Lara Keel Texas Lobbyist News: A&M Study on Texas Irrigation and Agriculture
The following is a digest of an article that originally appeared at the Texas A&M website. Lara Keel is posting this summary as a public service for interested Texans, Texas politicians, Texas political consultants, Texas lobbyists, and other interested persons.
Texas A&M research center has published a fascinating Agricultural study compilation, partnering with the “Texas Water Resources Institute”. Agriculture is the root of all of our food production. It can be easy to forget this in the world of processed and packaged foods, but it’s a simple truth. It takes a great deal of water to care for crops. The article takes after it’s title, noting “status and trends” in Texas’s agricultural world. These statistics give us a good look at how we use our water in food production, and what this means for the present and future.
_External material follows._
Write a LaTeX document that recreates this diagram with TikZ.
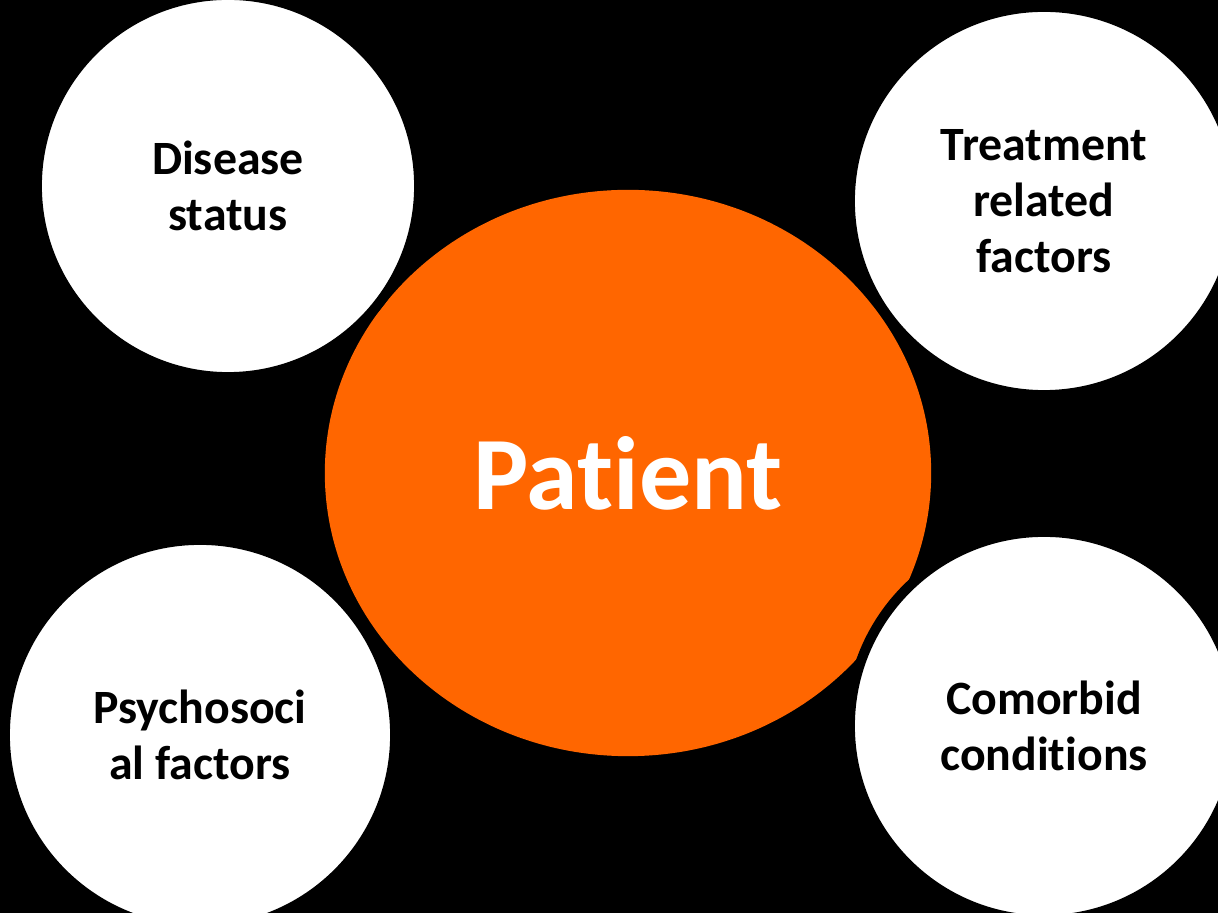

“The state’s irrigated acres are concentrated in those areas having both productive soils and available water. Most agricultural irrigation is in West and South Texas, far from the state’s major urban centers in Central, North, and Southeast Texas. Annual estimated water use in Texas totaled 16.2 million acre-feet in 2009, with about 57% used for agricultural irrigation (TWDB 2012). Total annual irrigation water use has remained steady, averaging approximately 9.5 million acre-feet, since the late 1970s. On a per acre basis, the rate of irrigation application in Texas has averaged less than 18 inches annually since the 1950s. Although these rates vary by region and crop, on a statewide basis agricultural irrigation rates are comparable to or less than the rate of application by homeowners. “
One out of every four harvested cropland acres is irrigated. Texas, as of 2008, had 6.17 million irrigated acres. This adds up to over 10% of the entire country’s irrigated acres. It’s important that in a quickly growing state with a limited amount of water that water use is regulated, and part of every person’s mindset. There will not always be enough local aquifer and spring sourced water to provide for Texas’s growing population. A huge issue is lawn watering, which accounts for the bulk of where our water goes. These days, drought is a semi-annual condition. It’s time people start being mindful of their water use, and looking to the future so we can continue to have plentiful food and water.